Loïc Hislaire : La réalité du travail étant souvent bien différente du descriptif de la feuille de poste, les cheminots développent un engagement qui va au-delà du travail prescrit. Rares sont ceux qui rechignent devant un imprévu ou un aléa du trafic car la SNCF est une addition de collectifs experts dans leur métier. Le volontariat est spontané mais, à l’inverse, toute contrainte imposée de l’extérieur est mal vécue. En revanche, ce qui est plus compliqué, c’est de réussir l’intermétier, c’est-à-dire à mixer les équipes sol-bord, l’accueil à quai avec le contrôle, en somme d’organiser une sorte de polyvalence, vue avec circonspection.

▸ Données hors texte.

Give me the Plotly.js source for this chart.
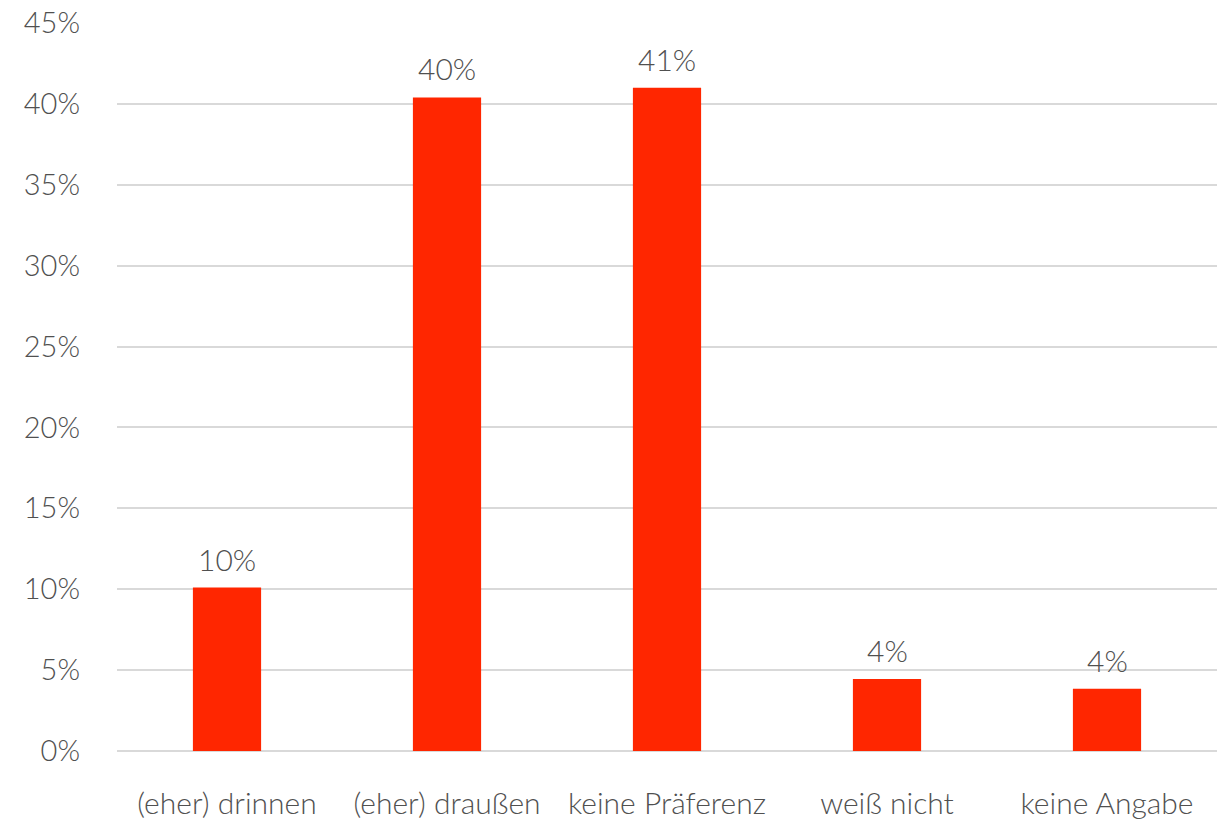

Philippe d’Iribarne : Un métier n’est pas un simple assemblage de tâches. A une époque, la SNCF souhaitait rapprocher, en banlieue, les missions de contrôle et de commercial : le même individu devait allier la courtoisie du vendeur et l’autorité du contrôleur, ce qui était antinomique. C’était un peu l’histoire de Maître Jacques, chez Molière, qui est à la fois cuisinier et cocher, suscitant potentiellement des situations comiques.

La théorie de l’ouvrage « Le Triangle du manager » définit que le salarié s’épanouit à condition d’être fier de ses missions exercées dans un cadre convivial garantissant un équilibre entre vies privée et professionnelle. Le manager a-t-il la main sur ces sujets ?

Loïc Hislaire : La mission des managers est précisément d’assurer un équilibre de la vie au travail. A l’issue de chaque journée, les bons aspects doivent peser plus lourd que les mauvais. Leur responsabilité est de trouver l’équilibre entre les contraintes extérieures et les exigences internes du travail, entre le travail, l’entreprise et les personnes. C’est un travail compliqué car nombre de données interfèrent : les exigences émotionnelles, les rapports sociaux, les conflits de valeurs notamment entre opérateurs privé et public dans le débat actuel…

Philippe d’Iribarne : Les salariés sont spontanément engagés mais différentes injonctions peuvent peser sur leur motivation et c’est là que nichent les risques psychosociaux, mal-être, découragement, absentéisme, etc. Aujourd’hui, on parle volontiers d’« empowerment », une notion positive, mais en négligeant le fait que les attendus dépendent beaucoup des cultures. D’une mission menée récemment sur l’engagement des trieurs d’ordures au Mexique, il s’est avéré que leurs attentes étaient très différentes de celles manifestées par les ouvriers suédois, ce qui est contre-intuitif.

Le livre montre que performance économique et sociale sont compatibles. Pourquoi est-ce si difficile à démontrer ?

Loïc Hislaire : Parce que le social n’est apprécié qu’à travers la masse salariale et ne rentre pas dans le raisonnement financier. La facture des dysfonctionnements (mal-être, absentéisme) et des coûts cachés n’est pas chiffrée. L’absentéisme est seulement abordé comme un mal à traquer et à combattre. En conséquence, l’entreprise ne peut pas en faire un terrain d’investissement et de performance. En 2011, sous l’impulsion de Guillaume Pepy, [Loïc Hislaire était alors directeur des relations sociales, NDLR], nous avions lancé un programme d’amélioration de la qualité de vie au travail des cheminots. Les effets du programme, auquel la SNCF a alloué un budget de 50 millions d’euros, ont été positifs, l’enveloppe a été intelligemment dépensée mais sans que les actions conduites soient mises en regard d’un retour sur investissement. C’est une voie à poursuivre pour montrer qu’investir dans l’humain est également « rentable ».